» **Given instruction**
Review the material and extract every line in which the word "this" occurs.

» **Material supplied**
§ §
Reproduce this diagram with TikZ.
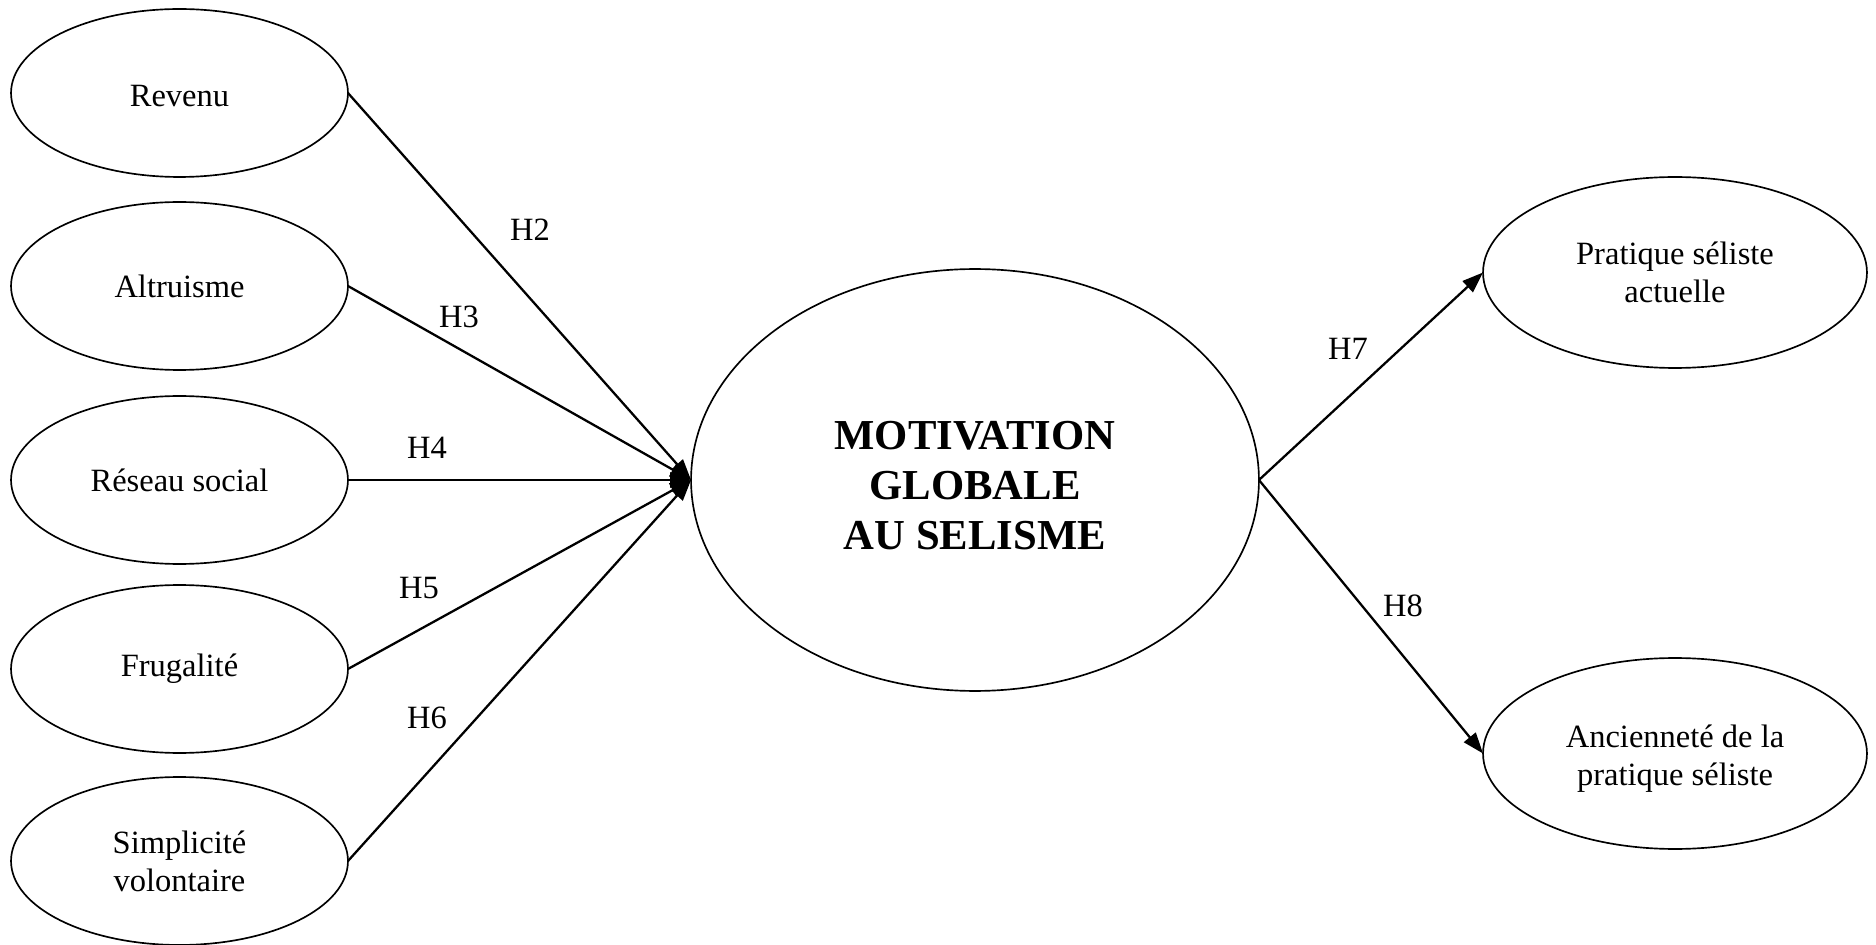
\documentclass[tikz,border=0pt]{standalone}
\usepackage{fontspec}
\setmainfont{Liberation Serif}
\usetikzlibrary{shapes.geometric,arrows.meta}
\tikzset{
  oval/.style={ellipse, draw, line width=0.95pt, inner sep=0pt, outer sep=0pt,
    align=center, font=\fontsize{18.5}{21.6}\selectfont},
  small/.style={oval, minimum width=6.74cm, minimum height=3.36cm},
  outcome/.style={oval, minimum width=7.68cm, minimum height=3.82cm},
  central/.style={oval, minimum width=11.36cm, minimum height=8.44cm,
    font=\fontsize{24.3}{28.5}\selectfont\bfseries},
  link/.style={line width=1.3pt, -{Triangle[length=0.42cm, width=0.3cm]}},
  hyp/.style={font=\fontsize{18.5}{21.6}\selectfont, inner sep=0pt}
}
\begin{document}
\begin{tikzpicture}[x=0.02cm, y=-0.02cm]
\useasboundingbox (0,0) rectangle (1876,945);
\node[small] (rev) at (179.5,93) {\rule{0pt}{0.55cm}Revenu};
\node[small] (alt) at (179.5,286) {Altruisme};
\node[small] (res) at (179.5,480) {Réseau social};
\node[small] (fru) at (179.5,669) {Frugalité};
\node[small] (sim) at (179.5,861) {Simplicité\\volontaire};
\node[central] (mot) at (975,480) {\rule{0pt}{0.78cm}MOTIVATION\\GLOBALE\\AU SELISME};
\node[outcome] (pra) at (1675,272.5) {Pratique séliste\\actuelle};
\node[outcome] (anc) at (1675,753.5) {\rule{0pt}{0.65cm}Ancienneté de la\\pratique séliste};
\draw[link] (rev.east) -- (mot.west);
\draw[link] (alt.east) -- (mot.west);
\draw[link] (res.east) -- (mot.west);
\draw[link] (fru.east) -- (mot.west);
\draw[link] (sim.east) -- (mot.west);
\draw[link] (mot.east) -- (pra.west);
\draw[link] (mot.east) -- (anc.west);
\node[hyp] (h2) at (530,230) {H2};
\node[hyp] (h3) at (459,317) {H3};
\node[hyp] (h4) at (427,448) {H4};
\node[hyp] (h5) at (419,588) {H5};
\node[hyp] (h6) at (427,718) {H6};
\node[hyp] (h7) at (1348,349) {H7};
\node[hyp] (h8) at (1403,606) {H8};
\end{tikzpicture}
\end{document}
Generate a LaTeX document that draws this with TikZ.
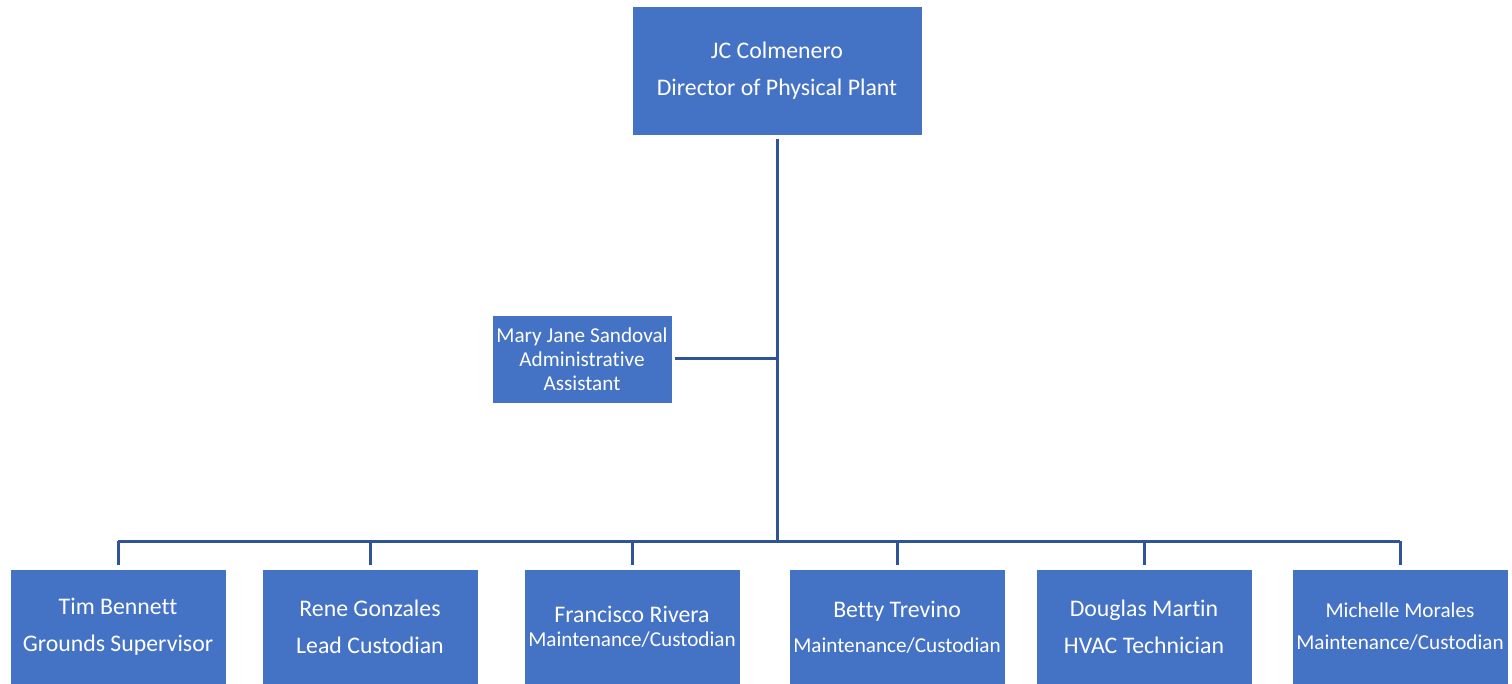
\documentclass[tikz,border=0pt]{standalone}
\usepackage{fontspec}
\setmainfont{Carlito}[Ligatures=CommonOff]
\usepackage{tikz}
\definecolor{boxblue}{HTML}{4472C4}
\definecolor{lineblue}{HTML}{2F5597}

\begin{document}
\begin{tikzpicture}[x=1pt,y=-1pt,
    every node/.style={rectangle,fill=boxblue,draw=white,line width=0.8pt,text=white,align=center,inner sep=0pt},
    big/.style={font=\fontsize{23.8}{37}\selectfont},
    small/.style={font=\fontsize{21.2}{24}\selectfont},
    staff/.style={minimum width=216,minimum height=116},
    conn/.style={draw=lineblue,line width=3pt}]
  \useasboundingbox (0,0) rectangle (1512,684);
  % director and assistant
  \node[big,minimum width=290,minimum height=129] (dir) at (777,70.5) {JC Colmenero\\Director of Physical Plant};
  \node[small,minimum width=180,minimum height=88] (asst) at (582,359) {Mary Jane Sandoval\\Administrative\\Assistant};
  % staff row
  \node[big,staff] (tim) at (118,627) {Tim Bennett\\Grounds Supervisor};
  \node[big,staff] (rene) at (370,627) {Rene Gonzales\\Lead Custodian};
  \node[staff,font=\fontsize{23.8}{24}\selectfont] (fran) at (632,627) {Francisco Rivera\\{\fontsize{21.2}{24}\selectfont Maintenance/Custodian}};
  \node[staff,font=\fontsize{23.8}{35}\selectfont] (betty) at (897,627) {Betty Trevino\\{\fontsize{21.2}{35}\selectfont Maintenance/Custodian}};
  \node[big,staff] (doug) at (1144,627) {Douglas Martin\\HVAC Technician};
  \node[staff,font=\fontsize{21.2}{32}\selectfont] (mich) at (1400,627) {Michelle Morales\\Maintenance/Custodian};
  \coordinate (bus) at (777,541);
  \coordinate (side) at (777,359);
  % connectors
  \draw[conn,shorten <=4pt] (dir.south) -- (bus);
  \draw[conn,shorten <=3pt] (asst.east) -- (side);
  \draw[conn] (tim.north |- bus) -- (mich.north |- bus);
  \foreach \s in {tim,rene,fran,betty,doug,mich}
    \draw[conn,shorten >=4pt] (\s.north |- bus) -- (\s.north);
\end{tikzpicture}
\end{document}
§ §
» **Task result**
Reproduce this diagram with TikZ.
Generate a LaTeX document that draws this with TikZ.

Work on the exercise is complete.